Jonathan Higuera in the Arizona Republic asks: “Are home costs scaring firms off?” The article consists of the dutiful transcription of the unfounded fears of “Barry Broome, president of the Greater Phoenix Economic Council.”

If you are intrepid enough to read the article all the way to the penultimate paragraph, you will discover the answer to Higuera’s question: No.

[N]o GPEC client has actually said they were not coming because of high housing costs[.]

It’s annoying to have to issue all the usual caveats, but not as annoying as all these sky-is-falling ‘news’ stories.

For the record:

  • Phoenix homes are very cheap in comparison to the real estate markets from which established businesses might move.
  • The repeated incantation that Phoenix homes sell for 20% above the national median is meaningless; we’re not competing with Iowa.
  • While potential home buyers might cast a wary eye at our recent appreciation boom, they are going to be much more interested in our future appreciation prospects in order to reap a windfall of unearned increment for themselves–an unlikely prospect in many real estate markets.
  • Our future appreciation prospects are excellent: 1. It’s always snowing and freezing in the Great Lakes states, from which we draw thousands of newcomers every year. 2. Housing prices are between two and four times higher in California, from which we draw thousands of newcomers every year. 3. Hundreds of thousands of house-rich baby-boomers are looking for a warm place for their retirement homes. 4. The states along the Gulf of Mexico have proved themselves to be unacceptably hazardous.
  • We have a large, educated, money-hungry work force.

The fact is that Phoenix is still the most affordable big city in the Western United States, and it is among the most affordable of the biggest cities in the United States as a whole.

It seems likely to me that the best way to attract the kinds of businesses Mr. Broome might hope to entertain is to offer them the usual Christmas Tree packages of tax-abatements. The best way to attract real entrepreneurs, not corporate welfare cases, is to cut taxes, cut regulation, cut red tape, eliminate zoning and building-permit hassles, etc.

For example, Higuera laments the high cost of land, but zoning rules in Phoenix-area cities require that even the smallest-footprint single-family homes use more than twice as much land as small-footprint homes in California and Nevada. This drives up the cost of those homes and limits the availability of that land for alternative purposes. (However, if you believe there is a shortage of available land in Maricopa County, you should immediately apply for a job on the Business pages of the Arizona Republic.)

I think the true purpose of the article is buried near the end:

In the next month or so, a task force on workforce housing formed last year will release recommendations on maintaining and adding to the area’s stock of affordable housing.

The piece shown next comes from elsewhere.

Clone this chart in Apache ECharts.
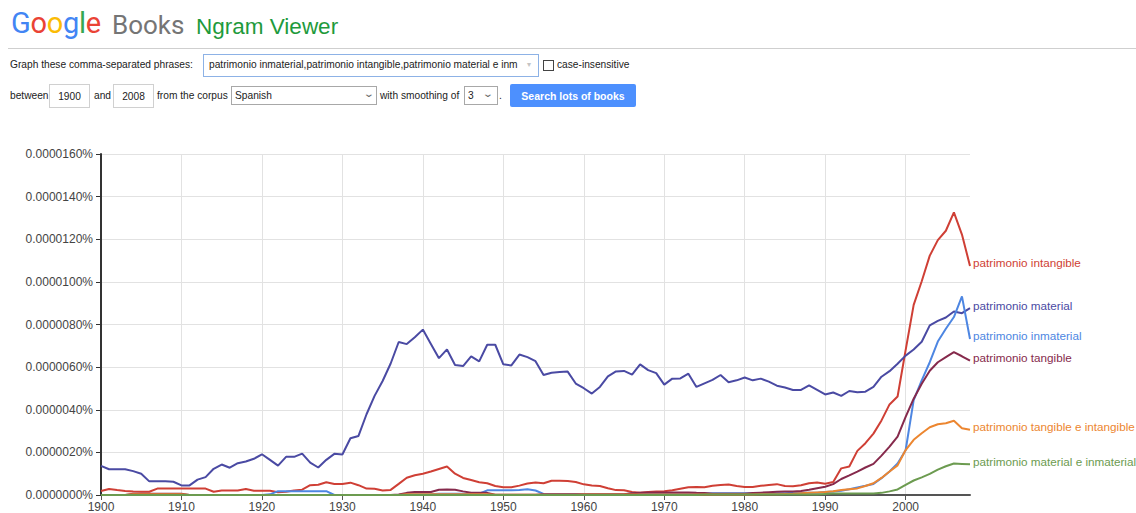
<!DOCTYPE html>
<html>
<head>
<meta charset="utf-8">
<script src="https://cdn.jsdelivr.net/npm/echarts@6/dist/echarts.min.js"></script>
<style>
html,body{margin:0;padding:0;width:1136px;height:513px;overflow:hidden;background:#fff;font-family:"Liberation Sans",Arial,sans-serif;color:#222;}
#chart{position:absolute;left:0;top:0;width:1136px;height:513px;}
.a{position:absolute;white-space:nowrap;}
.logo{font-family:Roboto,"Open Sans",sans-serif;}
.t{font-size:10.2px;color:#222;line-height:14px;}
.box{position:absolute;box-sizing:border-box;background:#fff;}
</style>
</head>
<body>
<div id="chart"></div>

<div class="a logo" style="left:11px;top:9px;font-size:29px;line-height:29px;letter-spacing:-0.3px;"><span style="color:#4285F4">G</span><span style="color:#EA4335">o</span><span style="color:#FBBC05">o</span><span style="color:#4285F4">g</span><span style="color:#34A853">l</span><span style="color:#EA4335">e</span></div>
<div class="a logo" style="left:112px;top:12px;font-size:26px;line-height:26px;color:#757575;">Books</div>
<div class="a" style="left:196px;top:16px;font-size:22.5px;line-height:22px;color:#1e9a3c;">Ngram Viewer</div>
<div class="a" style="left:8px;top:48px;width:1128px;height:1px;background:#cfcfcf;"></div>

<div class="a t" style="left:10px;top:58px;">Graph these comma-separated phrases:</div>
<div class="box" style="left:203px;top:54px;width:336px;height:23px;border:1px solid #8db2e6;"></div>
<div class="a t" style="left:209px;top:58px;">patrimonio inmaterial,patrimonio intangible,patrimonio material e inm</div>
<div class="a" style="left:527px;top:59px;font-size:8px;color:#c4c4c4;line-height:12px;">&#9662;</div>
<div class="box" style="left:543px;top:60px;width:11px;height:11px;border:1px solid #444;"></div>
<div class="a t" style="left:557px;top:58px;">case-insensitive</div>

<div class="a t" style="left:10px;top:89px;">between</div>
<div class="box" style="left:49px;top:84px;width:41px;height:24px;border:1px solid #d0d0d0;"></div>
<div class="a t" style="left:49px;top:90px;width:41px;text-align:center;">1900</div>
<div class="a t" style="left:94px;top:89px;">and</div>
<div class="box" style="left:113px;top:84px;width:41px;height:24px;border:1px solid #d0d0d0;"></div>
<div class="a t" style="left:113px;top:90px;width:41px;text-align:center;">2008</div>
<div class="a t" style="left:157px;top:89px;">from the corpus</div>
<div class="box" style="left:231px;top:86px;width:146px;height:19px;border:1px solid #a8a8a8;"></div>
<div class="a t" style="left:235px;top:89px;">Spanish</div>
<div class="a" style="left:365px;top:87px;font-size:10px;color:#666;line-height:14px;transform:scaleX(1.4);">&#8964;</div>
<div class="a t" style="left:380px;top:89px;">with smoothing of</div>
<div class="box" style="left:464px;top:86px;width:34px;height:19px;border:1px solid #a8a8a8;"></div>
<div class="a t" style="left:468px;top:89px;">3</div>
<div class="a" style="left:484px;top:87px;font-size:10px;color:#666;line-height:14px;transform:scaleX(1.4);">&#8964;</div>
<div class="a t" style="left:499px;top:89px;">.</div>
<div class="box" style="left:510px;top:84px;width:126px;height:23px;background:#4d90fe;border-radius:2px;"></div>
<div class="a" style="left:510px;top:89px;width:126px;text-align:center;font-size:10.5px;line-height:14px;font-weight:bold;color:#fff;">Search lots of books</div>

<script>
// ---- data (values in units of 0.0000001 %) ----
var startYear = 1900;
var endYear = 2008;
var years = [];
for (var y = startYear; y <= endYear; y++) years.push(String(y));

var seriesNames = [
  'patrimonio intangible',
  'patrimonio material',
  'patrimonio inmaterial',
  'patrimonio tangible',
  'patrimonio tangible e intangible',
  'patrimonio material e inmaterial'
];

var intangible = [
  1.9,2.8,2.3,1.9,1.6,1.5,1.5,3.0,3.0,3.0,
  3.0,3.0,3.0,3.0,1.5,2.1,2.1,2.1,2.8,2.0,
  2.0,2.0,1.3,1.5,2.1,2.5,4.6,4.8,6.0,5.2,
  5.2,5.8,4.6,3.0,2.9,2.1,2.4,5.2,8.1,9.3,
  10.0,11.0,12.2,13.4,10.0,8.0,7.0,6.0,5.5,4.2,
  3.6,3.6,4.4,5.4,5.9,5.5,6.7,6.7,6.6,6.1,
  5.0,4.5,4.2,3.2,2.3,2.2,1.4,1.1,1.4,1.6,
  1.8,2.2,2.9,3.6,3.7,3.6,4.3,4.7,4.9,4.2,
  3.8,3.8,4.3,4.7,5.1,4.2,4.1,4.6,5.5,5.9,
  5.3,6.1,12.5,13.4,20.7,24.3,28.8,35.0,42.5,46.2,
  68.0,89.2,100.3,112.3,119.6,124.0,132.6,122.2,107.5
];

var material = [
  13.7,12.1,12.1,12.1,11.2,10.0,6.4,6.4,6.4,6.2,
  4.5,4.5,7.2,8.4,12.3,14.3,12.8,14.9,15.7,17.0,
  19.1,16.5,13.8,17.9,17.9,19.4,15.2,12.9,16.5,19.3,
  19.0,26.6,27.7,37.9,46.5,53.5,61.7,71.8,70.8,74.0,
  77.6,70.9,64.2,68.3,61.0,60.5,65.0,62.7,70.5,70.5,
  61.3,60.8,65.9,64.7,62.8,56.3,57.4,57.7,57.9,52.3,
  50.1,47.6,50.7,55.7,58.0,58.2,56.5,61.3,58.6,57.2,
  51.8,54.6,54.7,56.9,50.7,52.4,54.0,56.3,52.9,53.8,
  55.1,53.8,54.6,53.2,51.3,50.4,49.3,49.3,51.4,49.3,
  47.2,48.1,46.5,48.8,48.2,48.5,50.7,55.5,58.1,61.6,
  65.4,68.3,71.9,79.6,81.7,83.3,86.1,85.3,87.7
];

var inmaterial = [
  0,0,0,0,0,0,0,0,0,0,
  0,0,0,0,0,0,0,0,0,0,
  0,0.3,1.8,1.8,1.8,1.8,1.8,1.8,1.8,0,
  0,0,0,0,0,0,0,0,0.3,0.3,
  0.3,0.3,0.6,0.6,0.6,0.6,0.6,0.6,2.2,2.2,
  2.2,2.2,2.4,2.7,2.1,0.5,0.3,0.3,0.3,0.3,
  0.3,0.3,0.3,0.3,0.3,0.3,0.7,0.7,0.7,0.7,
  0.7,0.7,0.7,0.7,0.7,0.7,0.8,0.8,0.8,0.8,
  0.8,0.8,0.8,0.8,0.8,0.8,1.1,1.1,1.1,1.1,
  1.4,1.6,2.0,2.7,3.5,4.3,5.2,7.9,11.0,14.8,
  21.0,44.5,53.8,62.3,72.0,78.0,83.5,93.2,73.2
];

var tangible = [
  0,0,0,0,0.6,0.6,0.6,0.6,0.6,0.6,
  0.6,0,0,0,0,0,0,0,0,0,
  0,0,0,0,0,0,0,0,0,0,
  0,0,0,0,0,0,0,0.2,1.0,1.4,
  1.4,1.4,2.5,2.6,2.5,1.7,1.1,1.0,1.0,0.1,
  0.1,0.1,0.1,0.1,0.1,0.4,0.4,0.4,0.4,0.4,
  0.4,0.4,0.4,0.4,0.4,0.4,0.8,1.0,1.2,1.2,
  1.2,1.2,1.2,1.2,1.0,0.9,0.6,0.6,0.6,0.6,
  0.6,0.9,1.1,1.3,1.5,1.6,1.7,1.9,2.5,3.2,
  3.9,5.1,7.5,9.2,11.0,12.9,14.6,18.5,22.7,27.4,
  36.7,45.2,52.2,58.3,62.3,64.7,67.0,65.1,63.0
];

var tangibleIntangible = [
  0,0,0,0,0.4,0.4,0.4,0.4,0.4,0.4,
  0.4,0,0,0,0,0,0,0,0,0,
  0,0,0,0,0,0,0,0,0,0,
  0,0,0,0,0,0,0,0,0.4,0.4,
  0.4,0.4,0.4,0.4,0.4,0.4,0.4,0.4,0.4,0.1,
  0.1,0.1,0.1,0.1,0.1,0.1,0.1,0.1,0.1,0.1,
  0.2,0.2,0.2,0.2,0.2,0.2,0.2,0.2,0.2,0.2,
  0.2,0.2,0.2,0.2,0.2,0.2,0.2,0.2,0.2,0.2,
  0.2,0.2,0.3,0.3,0.4,0.5,0.6,0.8,1.0,1.2,
  1.4,1.8,2.3,2.7,3.1,4.2,5.5,8.0,11.0,13.9,
  21.1,25.9,29.0,31.8,33.2,33.7,34.8,31.3,30.6
];

var materialInmaterial = [
  0,0,0,0,0,0,0,0,0,0,
  0,0,0,0,0,0,0,0,0,0,
  0,0,0,0,0,0,0,0,0,0,
  0,0,0,0,0,0,0,0,0,0,
  0,0,0,0,0,0,0,0,0,0,
  0,0,0,0,0,0,0,0,0,0,
  0,0,0,0,0,0,0,0,0,0,
  0,0,0,0,0,0.2,0.2,0.2,0.2,0.2,
  0.2,0.2,0.2,0.2,0.2,0.2,0.2,0.2,0.2,0.2,
  0.5,0.7,0.7,0.7,0.7,0.7,0.7,1.0,1.7,2.6,
  4.8,6.8,8.3,9.9,11.9,13.5,14.8,14.6,14.4
];

var yTickMax = 160;
var yTickStep = 20;
var decadeStep = 10;

// ---- styles ----
var colors = ['#cf3f35', '#4a4aa3', '#4d86e2', '#862a4c', '#ec8630', '#6c9b50'];
var seriesData = [intangible, material, inmaterial, tangible, tangibleIntangible, materialInmaterial];

var chart = echarts.init(document.getElementById('chart'), null, {renderer: 'svg'});
var isDecade = function (i, v) { return Number(v) % decadeStep === 0; };

chart.setOption({
  animation: false,
  textStyle: {fontFamily: '"Liberation Sans", Arial, sans-serif'},
  grid: {left: 101, top: 154, width: 869, height: 343, containLabel: false},
  xAxis: {
    type: 'category',
    data: years,
    boundaryGap: false,
    axisLine: {lineStyle: {color: '#555', width: 2}},
    axisTick: {interval: isDecade, length: 5, lineStyle: {color: '#555'}},
    axisLabel: {interval: isDecade, color: '#444', fontSize: 12, margin: 6},
    splitLine: {show: true, interval: isDecade, lineStyle: {color: '#e2e2e2', width: 1}}
  },
  yAxis: {
    type: 'value',
    min: 0,
    max: yTickMax,
    interval: yTickStep,
    axisLine: {show: true, lineStyle: {color: '#333', width: 2}},
    axisTick: {show: true, length: 5, lineStyle: {color: '#333'}},
    axisLabel: {
      color: '#444', fontSize: 12, margin: 8,
      formatter: function (v) { return (v / 1e7).toFixed(7) + '%'; }
    },
    splitLine: {lineStyle: {color: '#e2e2e2', width: 1}}
  },
  series: seriesNames.map(function (name, i) {
    return {
      name: name,
      type: 'line',
      data: seriesData[i],
      showSymbol: false,
      symbol: 'none',
      smooth: false,
      lineStyle: {color: colors[i], width: 2},
      itemStyle: {color: colors[i]},
      endLabel: {
        show: true,
        formatter: '{a}',
        color: colors[i],
        fontSize: 11.7,
        distance: 3,
        offset: [0, -3]
      }
    };
  })
});
</script>
</body>
</html>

Task force chairman Gregg Holmes said the recommendations will seek public policies that create stronger incentives for home builders to provide moderately priced housing, offer ways to attract private and public financing that can be leveraged and grow the public and political will to address the issue.

This will be a disaster, of course. We will bestow unearned rewards on the thriftless by taxing the thrifty, the age-old game of Grasshopper versus Ant that governments have played forever. The difference is, in a global economy the Grasshoppers get everything they’ve always deserved, and the Ants get down to business–everyplace the Grasshoppers aren’t. If Broome thinks ‘More taxes! More red tape! More busy-body government!’ is a useful battle cry in his crusade, he may be fighting for the wrong side.

This part–“attract private and public financing that can be leveraged and grow the public and political will to address the issue”–is interesting. People always tell the truth if you train your mind to listen. What it says is they want to use donated and taxed funds to hector you with more Soviet-style propaganda in support of affordable housing–in support of massive tax increases to pay for affordable housing. Thoughtful Ants are well-advised to guard their assets. The Grasshoppers may rejoice, because Grasshoppers never read the fine print. But so-called ‘affordable’ housing cannot be sold at its appreciated value, but only at prices set by the government. It’s a pantomime of homeownership devised to make sure the thriftless Grasshoppers never discover the enduring value of life as a thrifty Ant.

There is nothing wrong with the Valley’s housing market, although there is something badly amiss in our news market. In any case, if Valley cities want to attract new businesses, they should get the hell out of the way.